"Nothing I like better than a baked apple."
-- Jane Austen, "Emma"
Amy Traverso has written a new cookbook all about apples. As she writes in her introduction, Traverso's love affair with apples hit an all time high when, on October 4, 2004, she married her husband in the apple orchard of Arrows Restaurant in Ogunquit, Maine. As their guests arrived, they served them cider made from the apples in the orchard. They set small wedding cakes on each table with tiny Lady Apples scattered around them. Traverso's bridesmaids wore shades of red and rose, and the groom and his groomsmen wore apple-green ties. The wedding favors were caramel apples. As she writes, "Really it was a harvest festival disguised as a wedding." Sounds beautiful to me!

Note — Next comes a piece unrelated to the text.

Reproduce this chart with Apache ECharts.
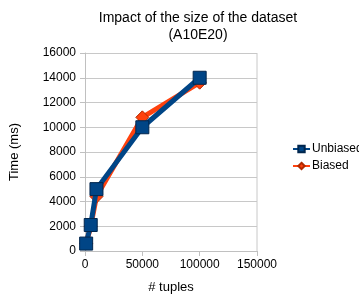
<!DOCTYPE html>
<html>
<head>
<meta charset="utf-8">
<script src="https://cdn.jsdelivr.net/npm/echarts@6/dist/echarts.min.js"></script>
<style>
  html, body { margin: 0; padding: 0; background: #fff; }
  #main { width: 359px; height: 304px; }
</style>
</head>
<body>
<div id="main"></div>
<script>
// data
var tuples = [1000, 5000, 10000, 50000, 100000];
var unbiased = [600, 2100, 5000, 10000, 14000];
var biased = [600, 2000, 4400, 10800, 13600];
var seriesNames = ['Unbiased', 'Biased'];

var chart = echarts.init(document.getElementById('main'));
var font = 'Liberation Sans, Arial, sans-serif';
var plain = function (v) { return String(v); };

var option = {
  animation: false,
  title: {
    text: 'Impact of the size of the dataset\n(A10E20)',
    left: 193,
    top: 5,
    textAlign: 'center',
    textStyle: { fontFamily: font, fontSize: 14, fontWeight: 'normal', color: '#000', lineHeight: 17 }
  },
  legend: {
    orient: 'vertical',
    left: 287,
    top: 138,
    itemWidth: 17,
    itemHeight: 8,
    itemGap: 5,
    data: seriesNames,
    textStyle: { fontFamily: font, fontSize: 12, color: '#000', padding: [0, 0, 0, -3] }
  },
  grid: { left: 85, right: 102, top: 53, bottom: 53 },
  xAxis: {
    type: 'value',
    min: 0, max: 150000, interval: 50000,
    name: '# tuples',
    nameLocation: 'middle',
    nameGap: 30,
    nameTextStyle: { fontFamily: font, fontSize: 13, color: '#000' },
    axisLine: { show: true, lineStyle: { color: '#c0c0c0' } },
    axisTick: { show: true, length: 5, lineStyle: { color: '#c0c0c0' } },
    splitLine: { show: false },
    axisLabel: { fontFamily: font, fontSize: 12, color: '#000', margin: 8, formatter: plain }
  },
  yAxis: {
    type: 'value',
    min: 0, max: 16000, interval: 2000,
    name: 'Time (ms)',
    nameLocation: 'middle',
    nameGap: 64,
    nameTextStyle: { fontFamily: font, fontSize: 13, color: '#000' },
    axisLine: { show: true, lineStyle: { color: '#c0c0c0' } },
    axisTick: { show: true, length: 5, lineStyle: { color: '#c0c0c0' } },
    splitLine: { show: true, lineStyle: { color: '#c8c8c8' } },
    axisLabel: { fontFamily: font, fontSize: 12, color: '#000', margin: 9, formatter: plain }
  },
  series: [
    {
      name: 'Unbiased',
      type: 'line',
      z: 3,
      data: tuples.map(function (t, i) { return [t, unbiased[i]]; }),
      symbol: 'rect',
      symbolSize: 13,
      lineStyle: { color: '#004586', width: 5 },
      itemStyle: { color: '#004586', borderColor: '#00264d', borderWidth: 1 }
    },
    {
      name: 'Biased',
      type: 'line',
      z: 2,
      data: tuples.map(function (t, i) { return [t, biased[i]]; }),
      symbol: 'diamond',
      symbolSize: 13,
      lineStyle: { color: '#ff420e', width: 5 },
      itemStyle: { color: '#ff420e', borderColor: '#b02a00', borderWidth: 1 }
    }
  ]
};

chart.setOption(option);
// right border of the plot box
var p0 = chart.convertToPixel({ gridIndex: 0 }, [150000, 0]);
var p1 = chart.convertToPixel({ gridIndex: 0 }, [150000, 16000]);
chart.setOption({
  graphic: [{
    type: 'line',
    shape: { x1: p0[0], y1: p0[1], x2: p1[0], y2: p1[1] },
    style: { stroke: '#c8c8c8', lineWidth: 1 }
  }]
});
</script>
</body>
</html>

If you've ever been to Ogunquit, Maine or to any apple orchard in the fall, you understand the poetry of the apple and what it must have meant to Amy Traverso. Apples are the very essence of fall and apple orchards and farmers' markets at this time of year are nothing short of paradise for the enthusiastic cook. Traverso's new cookbook takes us through the history of apples, lists the many varieties of apples, offers cooking tips on peeling, coring and preparing apples, and pantry notes about their storage. She gives us hundreds of recipes for both savory and sweet apple dishes. The photographs are luscious and as I looked through the book yesterday I was overcome with the urge to jump in the car and go to the market immediately and load up on some of the apples that Amy Traverso was describing.
I bought Jonagold and Golden Delicious varieties and decided to make one of the recipes from the book. I chose the Apple Brownies. Traverso describes these as very moist and having great fruit and cinnamon flavor. They are baked in a brownie pan, but the texture is much lighter than a brownie. Most importantly, they are incredibly easy. I threw the recipe together in about 20 minutes and it took 40 minutes for the brownies to bake. They filled the house with the most delicious flavors of fall.
The recipe was a success, though the brownies are a little hard to cut neatly. Because mine weren't exactly photogenic -- though delicious -- I am showing you how they look in the October issue of "Martha Stewart Living" which includes Traverso's recipe in the magazine's article about apples.
Photo and recipe via here
There are so many tempting recipes in this book. I would love to make Apple Cranberry Scones; Sweet Potato, Apple, and Ginger Soup; Squash and Apple Gratin; and Apple Bread Pudding with Salted Caramel Sauce. If you enjoy cooking with apples, you will love this cookbook. In addition to the many delicious recipes throughout, you will love Traverso's descriptions of visiting different apple orchards and farms all around the country. These short essays are at the beginning of each chapter. Amy Traverso has discovered the poetry of apples. My favorite quote may be her description of the heirloom Ashmead's Kernel apple that "tastes like champagne with honey stirred in."
If you buy this book, be prepared to rush out to the closest farmers' market to buy some Braeburn, Calville Blanc D'Hiver, Honeycrisp, Golden Russet, or Pink Lady apples -- just to name a few of the heirloom apples that Traverso writes about in her inspiring new cookbook.